Kelly decision important first step
West Tyrone Sinn Féin MP Pat Doherty says that Friday's decision by a Belfast Court granting leave to the widow of nationalist councillor Patsy Kelly to seek a judicial review on the refusal of the PSNI to hand over the reinvestigation of his murder to an independent police force is an important first step in the family's struggle to get at the truth.
Patsy Kelly was killed in 1974 but no one was ever arrested.
"As successors to the RUC, the Kelly family and indeed the wider nationalist community have absolutely no faith in the PSNI's ability to reinvestigate Patsy's murder," said Doherty. "They could not and would not be capable of carrying out an impartial investigation into their colleagues, who not only failed to carry out anything even resembling an investigation into Patsy's murder, but who were complicit in the covering up his murder.
"At the time of his murder, the RUC told Patsy's wife Teresa that they had enough evidence at the scene to convict those involved in the murder and all they needed was a body. Hundreds of local people embarked on a massive search up until the time his body was discovered by accident by a fisherman in Loch Eyes in Co Fermanagh.
"We now know that Patsy was abducted, shot and his body weighted down in the lake - an attempt to make sure that it would never again be discovered.

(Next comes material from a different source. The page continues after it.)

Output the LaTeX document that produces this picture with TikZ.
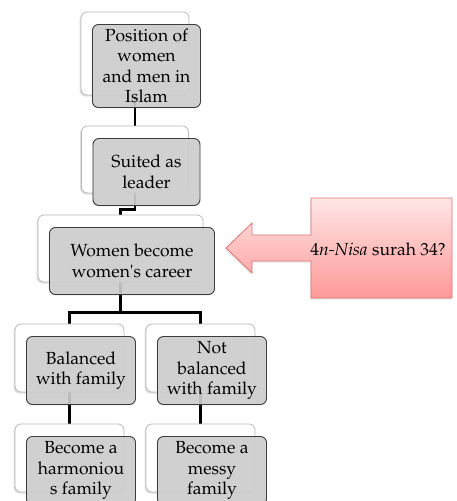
\documentclass[tikz,border=0pt]{standalone}
\usepackage[T1]{fontenc}
\usepackage{mathpazo}
\usetikzlibrary{shadows}
\usetikzlibrary{backgrounds}
\definecolor{boxgray}{RGB}{206,206,206}
\definecolor{boxline}{RGB}{60,60,60}
\definecolor{backline}{RGB}{185,185,185}
\definecolor{calltop}{RGB}{255,230,230}
\definecolor{callbot}{RGB}{255,152,152}
\definecolor{callline}{RGB}{222,118,118}
\tikzset{backbox/.style = {draw=backline, fill=white, rounded corners=6pt, line width=0.8pt,
    drop shadow={shadow xshift=-1.5pt, shadow yshift=-1.5pt, opacity=0.25}}}
\tikzset{frontbox/.style = {draw=boxline, fill=boxgray, fill opacity=0.9, text opacity=1,
    rounded corners=6pt, line width=0.9pt, align=center, inner sep=0,
    drop shadow={shadow xshift=-1pt, shadow yshift=-1pt, opacity=0.15}}}
\tikzset{conn/.style = {line width=2.8pt, black}}
\tikzset{callout/.style = {draw=callline, line width=0.8pt, top color=calltop, bottom color=callbot,
    drop shadow={shadow xshift=-1pt, shadow yshift=-1.5pt, opacity=0.2}}}

\begin{document}
\begin{tikzpicture}[x=1pt, y=-1pt, font=\fontsize{17.5}{20.5}\selectfont]
  \useasboundingbox (0,0) rectangle (456,501);
  \clip (0,0) rectangle (456,501);
  \foreach \nm/\x/\y/\w/\h/\txt in {
      pos/135/53.5/108/83/{Position of\\women\\and men in\\Islam},
      suit/135/159.5/107/67/{Suited as\\leader},
      career/120.5/248.5/165/67/{Women become\\women\textquotesingle s career},
      bal/69.5/358/109/68/{Balanced\\with family},
      nbal/200.5/358/109/68/{Not\\balanced\\with family},
      harm/69.5/458/109/68/{Become a\\harmoniou\\s family},
      messy/200.5/458/109/68/{Become a\\messy\\family}} {
    \node [backbox, minimum width=\w pt, minimum height=\h pt] (\nm) at (\x, \y) {};
    \node [frontbox, minimum width=\w pt, minimum height=\h pt] (\nm-f) at (\x+11.5, \y+12.5) {\txt};
  }
  % connectors behind the boxes
  \begin{scope}[on background layer]
    \draw [conn] (pos.center) -- (suit.center);
    \draw [conn] (suit.center) |- ([yshift=5pt]career.north) -- (career.center);
    \draw [conn] (career.center) |- ([yshift=11pt]bal.north) -- (bal.center);
    \draw [conn] (career.center) |- ([yshift=11pt]nbal.north) -- (nbal.center);
    \draw [conn] (bal.center) -- (harm.center);
    \draw [conn] (nbal.center) -- (messy.center);
  \end{scope}
  % pink arrow callout
  \path [callout] (311,198) -- (452,198) -- (452,298) -- (311,298) -- (311,261) -- (252,261)
    -- (252,273) -- (226,248) -- (252,223) -- (252,235) -- (311,235) -- cycle;
  \node (ayat) at (378,249) {4\textit{n-Nisa} surah 34?};
\end{tikzpicture}
\end{document}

"Despite the fact that the body was found, after three weeks the RUC dropped the murder investigation, if there ever was one, like a hot potato. Perhaps the RUC also believed that the body would never be found?
"Late last year, a documentary on the case reconfirmed to local people what they have always known - namely that the UDR carried out Patsy's murder and disposed of his body.
"We are told that besides the initial so-called 'investigation' into Patsy's murder, that it was subject to a reinvestigation in the early 1990s.
"However, attempts by Patsy's family and legal representatives to get at the truth of what happened have been frustrated at every turn.
"The legal representative of the Kelly family was told that files and documents pertaining to the murder inquiry had gone missing from filing cabinet at Omagh RUC station, only to be told by the RUC that some documentation had miraculously reappeared 12 hours before the broadcasting of the documentary.
"Almost one year on from that documentary, the Kelly family has still not been furnished with this documentation.
"The circumstance surrounding Patsy's murder and the subsequent cover up is still an open sore within this community. Nothing less than a fully independent inquiry will suffice in this instance."
In April, a motion proposed by Sinn Féin Councillor Pat Watters calling for the establishment of a public judicial inquiry into the assassination received the unanimous backing of nationalist councillors on Omagh District Council and was carried. The council also backed a further motion that a plaque in memory of Councillor Kelly should be erected within the council building. Unionist members of the council voted against the motions.